Martinez plays to bullpen's strength for game-clinching hold

Prior to tomorrow's trade deadline, Nationals manager Davey Martinez's vision of how to hold a late lead is a seventh, eighth and ninth inning that falls to Wander Suero, Fernando Rodney and Sean Doolittle.

To begin a very important series against the Atlanta Braves, Martinez had the strengths of his 'pen well rested. Rodney and Doolittle both had not pitched for four days. Doolittle had been off since last week's doubleheader Wednesday against the Rockies.

So in a game in which the Nationals led 6-2 after six very impressive innings from starter Patrick Corbin, Martinez had three innings left to absorb.

The trio did their job, combining to hold Atlanta down. A solo homer came from Charlie Culberson in the ninth, but the Braves got nothing more. The Nats held on for a 6-3 victory.

"It's great," Martinez said. "It's awesome. Hopefully we'll come back tomorrow and we're ahead in the eighth and ninth and they do the same thing."

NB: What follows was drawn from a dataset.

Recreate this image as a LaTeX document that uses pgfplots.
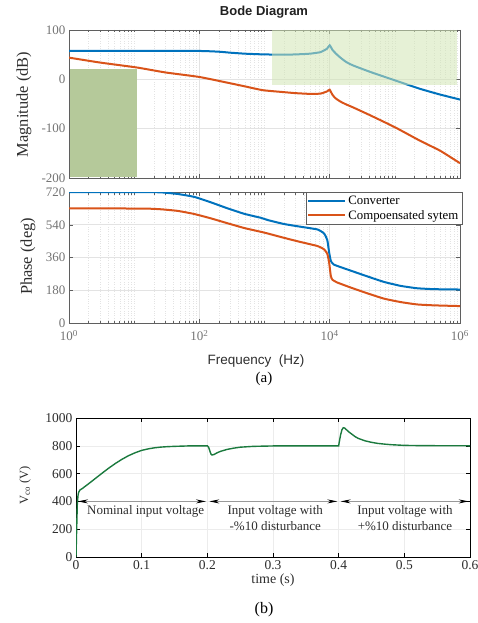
\documentclass[border=0pt]{standalone}
\usepackage{fontspec}
\setmainfont{Liberation Serif}
\setsansfont{Liberation Sans}
\usepackage{pgfplots}
\pgfplotsset{compat=1.18}
\usetikzlibrary{arrows.meta}
\definecolor{mblue}{RGB}{0,114,189}
\definecolor{mred}{RGB}{217,83,25}
\definecolor{lgreen}{RGB}{209,229,181}
\definecolor{dgreen}{RGB}{181,201,154}
\definecolor{tgreen}{RGB}{27,122,62}
\definecolor{axgray}{RGB}{95,95,95}
\definecolor{tickgray}{RGB}{115,115,115}
\definecolor{labgray}{RGB}{45,45,45}
\begin{document}
\begin{tikzpicture}
\useasboundingbox (0pt,0pt) rectangle (477pt,-623pt);
% ---------- Magnitude ----------
\begin{axis}[scale only axis, width=391pt, xmode=log, xmin=1, xmax=1e6,
    axis line style={axgray, line width=0.8pt},
    every tick/.style={axgray, line width=0.5pt},
    major tick length=4pt, minor tick length=2.5pt,
    tick align=inside, tick pos=both,
    xtick={1,100,10000,1000000},
    minor xtick={2,3,4,5,6,7,8,9,10,20,30,40,50,60,70,80,90,200,300,400,500,600,700,800,900,1000,2000,3000,4000,5000,6000,7000,8000,9000,20000,30000,40000,50000,60000,70000,80000,90000,100000,200000,300000,400000,500000,600000,700000,800000,900000},
    grid=both,
    major grid style={gray!22, line width=0.6pt},
    minor grid style={gray!22, dotted, line width=0.3pt},
    tick label style={font=\fontsize{13}{13}\selectfont, text=tickgray},
    /pgf/number format/assume math mode=true,
    /pgf/number format/1000 sep={},
  at={(69pt,-178pt)}, anchor=south west, height=148pt,
  ymin=-200, ymax=100, ytick={-200,-100,0,100}, xticklabels={}]
\addplot[mblue, line width=2pt, smooth, tension=0.3] coordinates {
(1,57.8) (10,57.8) (100,57.5) (200,56) (300,54) (500,52) (1000,50.5) (2000,50) (3000,50.5) (5000,52) (7200,55) (8000,58) (9100,62) (10000,69)
(11000,60) (12500,52) (14600,44) (18000,35) (23000,28) (42000,15) (100000,-2) (240000,-19) (500000,-31) (1000000,-41)};
\addplot[mred, line width=2pt, smooth, tension=0.3] coordinates {
(1,44) (3,34) (11,24) (30,14) (100,4.8) (270,-6.8) (490,-14) (940,-22) (2000,-26) (3000,-28) (5000,-29.5) (7200,-29) (8500,-26) (9300,-24) (10000,-21)
(11000,-31) (12200,-38) (14600,-45) (18000,-51) (23000,-57) (42000,-73) (100000,-97) (240000,-124) (500000,-145) (1000000,-170)};
\fill[lgreen, opacity=0.55] (axis cs:1310,100) rectangle (axis cs:890000,-12);
\fill[dgreen] (axis cs:1.035,20) rectangle (axis cs:11,-197);
\end{axis}
% ---------- Phase ----------
\begin{axis}[scale only axis, width=391pt, xmode=log, xmin=1, xmax=1e6,
    axis line style={axgray, line width=0.8pt},
    every tick/.style={axgray, line width=0.5pt},
    major tick length=4pt, minor tick length=2.5pt,
    tick align=inside, tick pos=both,
    xtick={1,100,10000,1000000},
    minor xtick={2,3,4,5,6,7,8,9,10,20,30,40,50,60,70,80,90,200,300,400,500,600,700,800,900,1000,2000,3000,4000,5000,6000,7000,8000,9000,20000,30000,40000,50000,60000,70000,80000,90000,100000,200000,300000,400000,500000,600000,700000,800000,900000},
    grid=both,
    major grid style={gray!22, line width=0.6pt},
    minor grid style={gray!22, dotted, line width=0.3pt},
    tick label style={font=\fontsize{13}{13}\selectfont, text=tickgray},
    /pgf/number format/assume math mode=true,
    /pgf/number format/1000 sep={},
    legend image code/.code={\draw[#1] (0pt,0pt) -- (37pt,0pt);},
  at={(69pt,-323pt)}, anchor=south west, height=131pt,
  ymin=0, ymax=720, ytick={0,180,360,540,720},
  xticklabels={10\textsuperscript{0},10\textsuperscript{2},10\textsuperscript{4},10\textsuperscript{6}},
  xticklabel style={yshift=-4pt},
  legend style={at={(axis description cs:1.005,1)}, anchor=north east, draw=axgray, fill=white,
    font=\fontsize{12.8}{14}\selectfont, inner sep=1.5pt, row sep=0.5pt},
  legend cell align=left]
\addplot[mblue, line width=2pt, smooth, tension=0.3] coordinates {
(1,720) (14,719.5) (26,718) (47,709) (84,693) (151,663) (272,630) (490,600) (885,578) (1120,566) (2000,544) (3600,529) (6500,514) (8200,492) (9200,455) (9800,390)
(10400,343) (11600,321) (21000,288) (38000,256) (68000,226) (123000,204) (220000,191) (400000,186) (1000000,184)};
\addlegendentry{Converter}
\addplot[mred, line width=2pt, smooth, tension=0.3] coordinates {
(1,630) (14,629) (26,625) (47,616) (84,599) (151,575) (272,548) (490,522) (885,501) (1120,492) (2000,468) (3600,445) (6500,423) (8200,405) (9200,380) (9800,334)
(10400,260) (11000,238) (13000,223) (21000,195) (38000,163) (68000,134) (123000,115) (220000,102) (400000,97) (1000000,93)};
\addlegendentry{Compoensated sytem}
\end{axis}
\node[font=\sffamily\bfseries\fontsize{13}{13}\selectfont, text=labgray!70!black] at (264pt,-12pt) {Bode Diagram};
\node[rotate=90, font=\fontsize{16.4}{16}\selectfont, text=labgray] at (24pt,-104.5pt) {Magnitude (dB)};
\node[rotate=90, font=\fontsize{16.4}{16}\selectfont, text=labgray] at (28pt,-256.5pt) {Phase (deg)};
\node[font=\sffamily\fontsize{13.5}{13.5}\selectfont, text=labgray] at (256pt,-361pt) {Frequency\ \ (Hz)};
\node[font=\fontsize{15}{15}\selectfont] at (264pt,-379pt) {(a)};
% ---------- Time response ----------
\begin{axis}[scale only axis, at={(76pt,-557pt)}, anchor=south west, width=394pt, height=139pt,
  xmin=0, xmax=0.6, ymin=0, ymax=1000,
  xtick={0,0.1,0.2,0.3,0.4,0.5,0.6}, xticklabels={0,0.1,0.2,0.3,0.4,0.5,0.6},
  ytick={0,200,400,600,800,1000},
  axis line style={black, line width=0.8pt},
  every tick/.style={black, line width=0.5pt}, major tick length=4pt,
  tick align=inside, tick pos=both,
  grid=major, major grid style={gray!15, line width=0.6pt},
  tick label style={font=\fontsize{13.5}{13.5}\selectfont, text=labgray},
  /pgf/number format/assume math mode=true,
  /pgf/number format/1000 sep={}]
\addplot[tgreen, line width=1.4pt] coordinates {
(0,0) (0.001,200) (0.002,380) (0.003,440) (0.004,465) (0.006,482) (0.01,494) (0.02,530) (0.03,567) (0.04,604) (0.05,640) (0.06,673) (0.07,703) (0.08,729) (0.09,750) (0.1,767) (0.11,778) (0.12,786) (0.13,791) (0.14,794) (0.15,796) (0.17,799) (0.2,800)
(0.202,790) (0.204,760) (0.2055,741) (0.207,734) (0.21,737) (0.215,750) (0.22,760) (0.23,774) (0.24,783) (0.25,790) (0.27,796) (0.3,799) (0.35,800) (0.4,800)
(0.401,830) (0.403,880) (0.405,915) (0.407,930) (0.409,928) (0.412,915) (0.416,898) (0.42,884) (0.425,866) (0.43,853) (0.44,836) (0.45,825) (0.46,817) (0.47,812) (0.48,808) (0.5,803) (0.53,801) (0.6,800)};
\draw[gray!80, line width=0.8pt, {Stealth[black,length=10pt,width=4pt]}-{Stealth[black,length=10pt,width=4pt]}] (axis cs:0.003,400) -- (axis cs:0.198,400);
\draw[gray!80, line width=0.8pt, {Stealth[black,length=10pt,width=4pt]}-{Stealth[black,length=10pt,width=4pt]}] (axis cs:0.203,400) -- (axis cs:0.398,400);
\draw[gray!80, line width=0.8pt, {Stealth[black,length=10pt,width=4pt]}-{Stealth[black,length=10pt,width=4pt]}] (axis cs:0.403,400) -- (axis cs:0.598,400);
\node[font=\fontsize{13}{15}\selectfont, text=labgray] at (axis cs:0.106,326) {Nominal input voltage};
\node[font=\fontsize{13}{16.5}\selectfont, text=labgray, align=center] at (axis cs:0.3035,280) {Input voltage with\\-\%10 disturbance};
\node[font=\fontsize{13}{16.5}\selectfont, text=labgray, align=center] at (axis cs:0.501,280) {Input voltage with\\+\%10 disturbance};
\end{axis}
\node[rotate=90, font=\fontsize{12.5}{12.5}\selectfont, text=labgray] at (25pt,-485pt) {V\textsubscript{co} (V)};
\node[font=\fontsize{14}{14}\selectfont, text=labgray] at (273pt,-580pt) {time (s)};
\node[font=\fontsize{16}{16}\selectfont] at (264pt,-610pt) {(b)};
\end{tikzpicture}
\end{document}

Doolittle-Pumps-Fist-After-Save-vs-COL-White-Sidebar.jpgThe final line for Suero, Rodney and Doolittle: three innings, two hits, one run, no walks and five strikeouts.

Contrast that with the Braves bullpen which allowed two runs, a grand slam homer and six walks.

Suero had a 1-2-3 frame, finishing off the inning with a strikeout of the Braves dangerous leadoff hitter Ronald Acuña Jr., with 3-2 93 mph cutter.

Rodney surrendered a single to Freddie Freeman (his third hit of the night), but nothing else, striking out Adam Duvall on a called third strike with a 97 mph four-seam fastball. Rodney set up Duvall with 84 mph changeup at 1-2 that skipped in the dirt.

Then Doolittle arrived in the ninth. Culberson did get him with the homer, but the closer struck out Johan Camargo and Tyler Flowers looking and to end the game, Ender Inciarte with a 94 mph four-seam fastball.

Martinez said afterwards he thinks Doolittle deserved a save for that work, even if his club was up four runs heading into the bottom of the ninth.

Anthony Rendon's grand slam gave the Nats the lead in the sixth. The third baseman appreciated his teammates holding that advantage.

"It's been amazing," Rendon said. "No offense, I don't read what the media says, but it's funny how when it goes bad you hear a lot about it. But in big games like this, big situations where our bullpen shuts teams down, you don't hear a lot about it, you don't hear a lot of praise for them. A lot of kudos to them, they're doing an amazing job."

The bullpen kept the Braves at bay in the late going Monday night. Don't worry, Anthony, you will hear a lot more positive about them if they repeat that performance consistently the rest of the season.